Mineração: Desde a extração de cascalho para obras públicas e privadas, extração e comércio de quartzito, até a pesquisa relativa à exploração de diamantes, existem diversos interesses minerários na região.

Expansão agrícola: Há a constante pressão para supressão de vegetação nativa, especialmente de formações campestres do Cerrado, para expansão de monoculturas em áreas de solos mais profundos e formação de pastagens com gramíneas exóticas.

Intensificação de população não residente: Devido às belezas naturais da região, há aumento crescente de demanda por pessoas que não residiam no local para construção de residências ou casas de veraneio, intensificando o parcelamento de propriedades, densidade da população, usos do solo e introdução de animais domésticos, como cães e gatos.

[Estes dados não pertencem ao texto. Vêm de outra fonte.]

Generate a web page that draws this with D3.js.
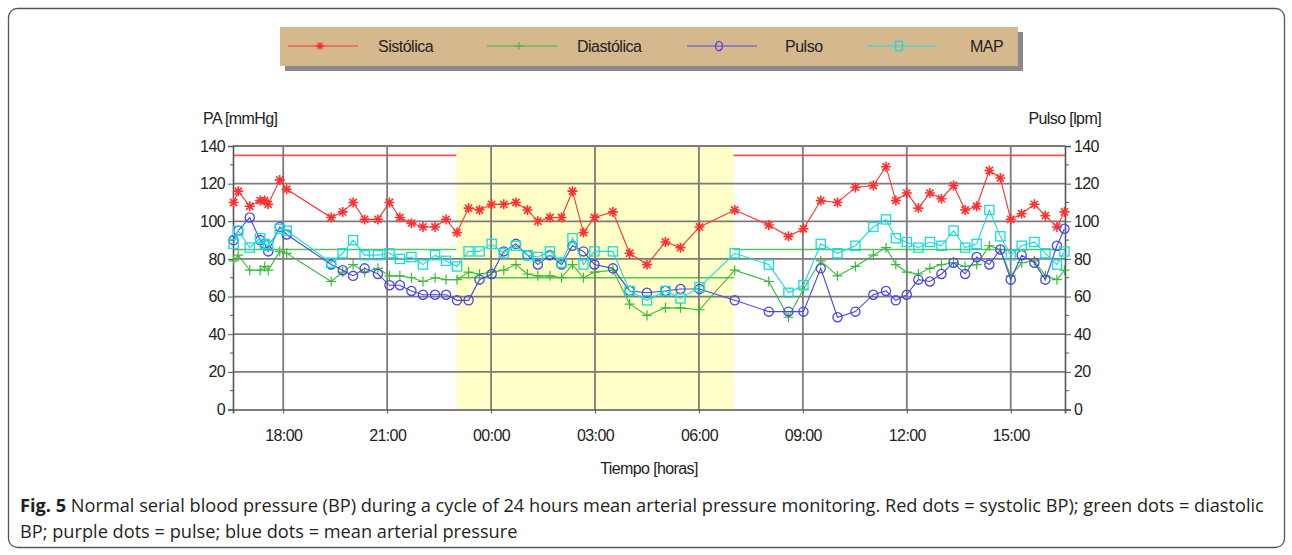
<!DOCTYPE html>
<html>
<head>
<meta charset="utf-8">
<script src="https://cdn.jsdelivr.net/npm/d3@7"></script>
<style>
  body { margin: 0; background: #fff; }
  svg { display: block; }
</style>
</head>
<body>
<div id="chart"></div>
<script>
// measurement times (clock), one per reading, crossing midnight
const times = ["16:34","16:42","17:02","17:20","17:28","17:34","17:54","18:06","19:23","19:43",
  "20:01","20:21","20:44","21:04","21:22","21:42","22:02","22:23","22:42","23:01",
  "23:21","23:40","00:01","00:22","00:43","01:03","01:21","01:42","02:02","02:21",
  "02:40","02:59","03:31","04:00","04:30","05:02","05:28","06:01","07:02","08:01",
  "08:35","09:01","09:31","10:00","10:31","11:02","11:24","11:41","12:00","12:20",
  "12:40","13:00","13:21","13:41","14:01","14:23","14:42","15:00","15:19","15:41",
  "16:00","16:20","16:33"];

const sistolica = [110,116,108,111,111,109,122,117,102,105,110,101,101,110,102,99,97,97,101,94,
  107,106,109,109,110,106,100,102,102,116,94,102,105,83,77,89,86,97,106,98,
  92,96,111,110,118,119,129,111,115,107,115,112,119,106,108,127,123,101,104,109,
  103,97,105];

const diastolica = [79,82,74,74,76,74,84,83,68,73,77,73,75,71,71,70,68,70,69,69,
  73,72,73,74,77,72,71,71,70,77,70,73,74,56,50,54,54,53,74,68,
  49,64,79,71,76,82,86,77,73,72,75,77,78,76,77,87,85,71,78,79,
  71,69,74];

const pulso = [90,95,102,90,88,84,97,93,77,74,71,75,72,66,66,63,61,61,61,58,
  58,69,72,84,88,82,77,82,77,87,84,77,75,63,62,63,64,64,58,52,
  52,52,75,49,52,61,63,58,61,69,68,72,78,72,81,77,85,69,82,78,
  69,87,96];

const map = [88,95,86,91,88,87,96,95,78,83,90,82,82,83,80,81,77,82,79,76,
  84,84,88,83,87,82,81,84,78,91,77,84,84,63,58,63,59,65,83,77,
  62,66,88,83,87,97,101,91,89,86,89,87,95,86,88,106,92,82,87,89,
  83,77,84];

const domainTimes = ["16:33", "16:34"];
const nightTimes = ["23:00", "07:00"];
// reference limits: systolic (day only), diastolic [day, night]
const sysLimit = 135;
const diaLimit = [85, 70];
const yTicks = [0, 20, 40, 60, 80, 100, 120, 140];

const seriesNames = ["Sistólica", "Diastólica", "Pulso", "MAP"];
const seriesColors = ["#ff3030", "#3cb83c", "#4848e0", "#18dcdc"];

const width = 1292, height = 555;
const margin = { top: 146, right: 227, bottom: 145.5, left: 233 };

const parseClock = d3.timeParse("%H:%M");
function toDate(str, dayOffset) {
  const t = parseClock(str);
  return new Date(2000, 0, 1 + dayOffset, t.getHours(), t.getMinutes());
}

let day = 0, prev = -1;
const dates = times.map((s) => {
  const t = parseClock(s);
  const m = t.getHours() * 60 + t.getMinutes();
  if (m < prev) day++;
  prev = m;
  return toDate(s, day);
});

const start = toDate(domainTimes[0], 0);
const end = toDate(domainTimes[1], 1);
const nightStart = toDate(nightTimes[0], 0);
const nightEnd = toDate(nightTimes[1], 1);

const x = d3.scaleTime()
  .domain([start, end])
  .range([margin.left, width - margin.right]);

const y = d3.scaleLinear()
  .domain([0, 140])
  .range([height - margin.bottom, margin.top]);

const svg = d3.select("#chart")
  .append("svg")
  .attr("width", width)
  .attr("height", height)
  .style("font-family", "'Liberation Sans', Arial, sans-serif");

// outer frame
svg.append("rect")
  .attr("x", 8.5).attr("y", 8.5)
  .attr("width", 1276).attr("height", 539)
  .attr("rx", 9)
  .attr("fill", "none")
  .attr("stroke", "#555")
  .attr("stroke-width", 1.3);

// night band
svg.append("rect")
  .attr("x", x(nightStart))
  .attr("y", y(140))
  .attr("width", x(nightEnd) - x(nightStart))
  .attr("height", y(0) - y(140))
  .attr("fill", "#ffffc8");

// reference limit lines (under the grid)
const limitSegments = [
  { x0: start, x1: nightStart, v: sysLimit, c: seriesColors[0] },
  { x0: nightEnd, x1: end, v: sysLimit, c: seriesColors[0] },
  { x0: start, x1: nightStart, v: diaLimit[0], c: seriesColors[1] },
  { x0: nightStart, x1: nightEnd, v: diaLimit[1], c: seriesColors[1] },
  { x0: nightEnd, x1: end, v: diaLimit[0], c: seriesColors[1] },
];
svg.append("g")
  .selectAll("line")
  .data(limitSegments)
  .join("line")
  .attr("x1", (d) => x(d.x0)).attr("x2", (d) => x(d.x1))
  .attr("y1", (d) => y(d.v)).attr("y2", (d) => y(d.v))
  .attr("stroke", (d) => d.c)
  .attr("stroke-opacity", 0.85)
  .attr("stroke-width", 1.6);

// grid
const grid = svg.append("g").attr("stroke", "#7c7c7c").attr("stroke-width", 1.8);
grid.selectAll("line.h")
  .data(yTicks.slice(1))
  .join("line")
  .attr("x1", x(start)).attr("x2", x(end))
  .attr("y1", (d) => y(d)).attr("y2", (d) => y(d));
grid.selectAll("line.v")
  .data(x.ticks(d3.timeHour.every(3)))
  .join("line")
  .attr("x1", (d) => x(d)).attr("x2", (d) => x(d))
  .attr("y1", y(0)).attr("y2", y(140));

// axes
const fmt = d3.timeFormat("%H:%M");
const xAxis = svg.append("g")
  .attr("transform", `translate(0,${y(0)})`)
  .call(d3.axisBottom(x).ticks(d3.timeHour.every(3)).tickFormat(fmt).tickSize(4).tickPadding(16));
const yLeft = svg.append("g")
  .attr("transform", `translate(${x(start)},0)`)
  .call(d3.axisLeft(y).tickValues(yTicks).tickSize(5).tickPadding(3));
const yRight = svg.append("g")
  .attr("transform", `translate(${x(end)},0)`)
  .call(d3.axisRight(y).tickValues(yTicks).tickSize(6).tickPadding(3));

// minor ticks
svg.append("g")
  .selectAll("line")
  .data(d3.range(10, 140, 20))
  .join("line")
  .attr("x1", x(start) - 3).attr("x2", x(start))
  .attr("y1", (d) => y(d)).attr("y2", (d) => y(d))
  .attr("stroke", "#555");
svg.append("g")
  .selectAll("line")
  .data(d3.range(10, 140, 20))
  .join("line")
  .attr("x1", x(end)).attr("x2", x(end) + 4)
  .attr("y1", (d) => y(d)).attr("y2", (d) => y(d))
  .attr("stroke", "#555");

[xAxis, yLeft, yRight].forEach((g) => {
  g.select(".domain").attr("stroke", "#555").attr("stroke-width", 1.6);
  g.selectAll(".tick line").attr("stroke", "#555");
  g.selectAll("text")
    .attr("fill", "#222")
    .style("font-size", "16px")
    .style("font-family", "'Liberation Sans', Arial, sans-serif")
    .attr("letter-spacing", "-0.6");
});

// axis titles
const title = (t, tx, ty, anchor) => svg.append("text")
  .attr("x", tx).attr("y", ty)
  .attr("text-anchor", anchor)
  .attr("fill", "#222")
  .attr("font-size", 16)
  .attr("letter-spacing", "-0.6")
  .text(t);
title("PA [mmHg]", 203, 124, "start");
title("Pulso [lpm]", 1101, 124, "end");
title("Tiempo [horas]", (x(start) + x(end)) / 2, 474, "middle");

// markers
const starPath = "M-5,0H5M0,-5V5M-3.6,-3.6L3.6,3.6M-3.6,3.6L3.6,-3.6";
const plusPath = "M-5,0H5M0,-5V5";
function drawMarker(g, kind, color, scale = 1) {
  if (kind === 0) {
    g.append("path").attr("d", starPath).attr("stroke", color).attr("stroke-width", 1.6)
      .attr("transform", `scale(${scale})`);
  } else if (kind === 1) {
    g.append("path").attr("d", plusPath).attr("stroke", color).attr("stroke-width", 1.2)
      .attr("transform", `scale(${scale})`);
  } else if (kind === 2) {
    g.append("ellipse").attr("rx", 4.6 * scale).attr("ry", 4.6).attr("fill", "none")
      .attr("stroke", color).attr("stroke-width", 1.3);
  } else {
    g.append("rect").attr("x", -4.6 * scale).attr("y", -4.6).attr("width", 9.2 * scale)
      .attr("height", 9.2).attr("fill", "none").attr("stroke", color).attr("stroke-width", 1.3);
  }
}

const allSeries = [sistolica, diastolica, pulso, map];
const line = d3.line().x((d) => x(d[0])).y((d) => y(d[1]));

allSeries.forEach((values, i) => {
  const pts = values.map((v, j) => [dates[j], v]);
  const g = svg.append("g");
  g.append("path")
    .datum(pts)
    .attr("d", line)
    .attr("fill", "none")
    .attr("stroke", seriesColors[i])
    .attr("stroke-width", 1.1);
  g.selectAll("g")
    .data(pts)
    .join("g")
    .attr("transform", (d) => `translate(${x(d[0])},${y(d[1])})`)
    .each(function () {
      drawMarker(d3.select(this), i, seriesColors[i]);
    });
});

// legend
const legend = svg.append("g");
legend.append("rect")
  .attr("x", 285).attr("y", 32).attr("width", 738).attr("height", 39)
  .attr("fill", "#8a8a8a");
legend.append("rect")
  .attr("x", 280).attr("y", 27).attr("width", 738).attr("height", 39)
  .attr("fill", "#d6b88e");
const legendX = [288, 487, 687, 867];
const textX = [378, 577, 785, 970];
seriesNames.forEach((name, i) => {
  const item = legend.append("g");
  item.append("line")
    .attr("x1", legendX[i]).attr("x2", legendX[i] + 70)
    .attr("y1", 46).attr("y2", 46)
    .attr("stroke", seriesColors[i])
    .attr("stroke-width", 1.2);
  const m = item.append("g").attr("transform", `translate(${legendX[i] + 32},46)`);
  drawMarker(m, i, seriesColors[i], i >= 2 ? 0.75 : 0.8);
  item.append("text")
    .attr("x", textX[i]).attr("y", 52)
    .attr("fill", "#222")
    .attr("font-size", 16)
    .attr("letter-spacing", "-0.5")
    .text(name);
});

// caption
const caption = svg.append("text")
  .attr("fill", "#231f20")
  .style("font-family", "'Open Sans', 'Noto Sans', sans-serif")
  .attr("font-size", 18.2);
const l1 = caption.append("tspan").attr("x", 20).attr("y", 512);
l1.append("tspan").attr("font-weight", "bold").text("Fig. 5");
l1.append("tspan").text(" Normal serial blood pressure (BP) during a cycle of 24 hours mean arterial pressure monitoring. Red dots = systolic BP); green dots = diastolic");
caption.append("tspan").attr("x", 20).attr("y", 538)
  .text("BP; purple dots = pulse; blue dots = mean arterial pressure");
</script>
</body>
</html>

Estes últimos, tem interface com a propagação de zoonoses e predação/afugentamento da fauna silvestre.

Turismo Desordenado: A abertura desordenada de trilhas de motos ou veículos com tração 4x4 em áreas frágeis e em grande número, que tem afetado principalmente o Chapadão da Babilônia, resultam em erosão, degradação e perda de habitats.

Incêndios Intencionalmente Provocados: O uso do fogo para renovação de pastagens nativas em desacordo com as normas e as medidas de segurança estabelecidas pode resultar em incêndios florestais descontrolados. Existem também incêndios provocados intencionalmente, por motivos diversos (retaliação à política ambiental, protesto, piromaníacos).